1. It seems too plain, without elaborate discussion, that the petition sets forth an action in tort, wherein punitive damages are also sought, based on the acts of the several defendants which are alleged to have been wilfully committed for the purpose of violating the plaintiff's rights and doing injury to it as alleged. The defendants owed the plaintiff the duty not to injure it in the ways alleged in the petition, with one exception and that is the act of Jerome Wohlmuth, alleged in Paragraph 17 of the petition, in converting $13,000 of plaintiff's money to his own use. In so doing he could not have been acting for the plaintiff or any of the defendants. The petition does not show on its face that the handling of the fourth ship purchased by plaintiff was included in the power of attorney shown in the petition. Whether or not the defendant insurance company did authorize the issuance of the bonds, the insurance company had no right to commit the unlawful acts alleged in the petition against the plaintiff. As to the dual agency of some of the defendants, the petition does not show on its face that the fact of the dual agencies was not known to and assented to by the principals involved so the allegations must be construed in the light of whether the agents were acting in good faith as to both principals. Under the allegations they were not, but were acting in bad faith insofar as their fidelity to the plaintiff was concerned.
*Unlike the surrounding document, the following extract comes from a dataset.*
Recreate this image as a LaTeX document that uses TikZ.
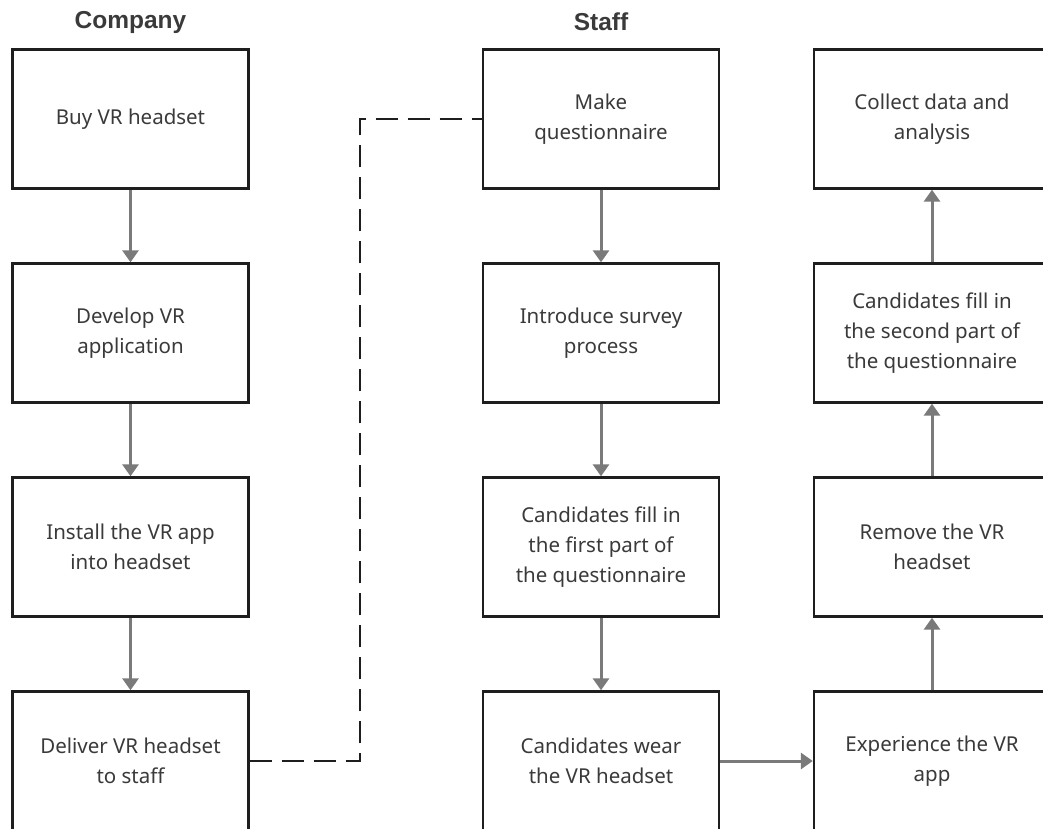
\documentclass[tikz,border=0pt]{standalone}
\usepackage{fontspec}
\setmainfont{Noto Sans}
\newfontfamily\headfont{Liberation Sans}
\usetikzlibrary{arrows.meta}
\definecolor{boxline}{HTML}{1E1E1E}
\definecolor{txt}{HTML}{3A3A3A}
\definecolor{arr}{HTML}{7A7A7A}
\tikzset{
  stepbox/.style={draw=boxline, line width=2.4pt, fill=white, minimum width=236pt, minimum height=139pt,
    inner sep=0pt, align=center, text=txt, font=\fontsize{20.5}{30}\selectfont},
  head/.style={text=txt, font=\headfont\bfseries\fontsize{24.5}{28}\selectfont},
  flow/.style={draw=arr, line width=3pt, -{Triangle[length=12pt,width=16pt]}},
  link/.style={draw=boxline, line width=2.6pt, dash pattern=on 22pt off 10pt}
}
\begin{document}
\begin{tikzpicture}[x=1pt,y=-1pt]
\useasboundingbox (0,0) rectangle (1043,829);
\node[head] (hc) at (130.5,22) {Company};
\node[head] (hs) at (601,22) {Staff};
% column 1
\node[stepbox] (c1) at (130.5,119) {Buy VR headset};
\node[stepbox] (c2) at (130.5,333) {Develop VR\\application};
\node[stepbox] (c3) at (130.5,547) {Install the VR app\\into headset};
\node[stepbox] (c4) at (130.5,761) {Deliver VR headset\\to staff};
% column 2
\node[stepbox] (s1) at (601,119) {Make\\questionnaire};
\node[stepbox] (s2) at (601,333) {Introduce survey\\process};
\node[stepbox] (s3) at (601,547) {Candidates fill in\\the first part of\\the questionnaire};
\node[stepbox] (s4) at (601,761) {Candidates wear\\the VR headset};
% column 3
\node[stepbox] (t1) at (932,119) {Collect data and\\analysis};
\node[stepbox] (t2) at (932,333) {Candidates fill in\\the second part of\\the questionnaire};
\node[stepbox] (t3) at (932,547) {Remove the VR\\headset};
\node[stepbox] (t4) at (932,761) {Experience the VR\\app};
% arrows
\draw[flow] (c1) -- (c2);
\draw[flow] (c2) -- (c3);
\draw[flow] (c3) -- (c4);
\draw[flow] (s1) -- (s2);
\draw[flow] (s2) -- (s3);
\draw[flow] (s3) -- (s4);
\draw[flow] (s4) -- (t4);
\draw[flow] (t4) -- (t3);
\draw[flow] (t3) -- (t2);
\draw[flow] (t2) -- (t1);
% dashed link
\coordinate (bend) at (360,761);
\draw[link] (c4.east) -- (bend) |- (s1.west);
\end{tikzpicture}
\end{document}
As to the consent decree, authorizing the exercise of the power of attorney by Wohlmuth, the plaintiff was bound only by its proper and faithful exercise and not by unauthorized and unlawful exercise as alleged in the petition. We cannot agree with appellees' interpretation of some parts of the petition which interpretations, in our opinion, are shown to be incorrect by plain and unambiguous allegations of the petition. We think that the allegations of the wrongful and illegal acts of each and all of the defendants are sufficiently alleged to withstand the general demurrer as well as the allegations of conspiracy between the defendants. Young v. Wilson, 183 Ga. 59 (2g) ( 187 S.E. 44); National Bank of Savannah v. Evans, 149 Ga. 67 ( 99 S.E. 123). Cases cited by appellees are distinguishable on their facts. The court erred in sustaining the demurrer to the petition.
Judgment reversed. Hall, J., concurs. Eberhardt, J., concurs in the judgment.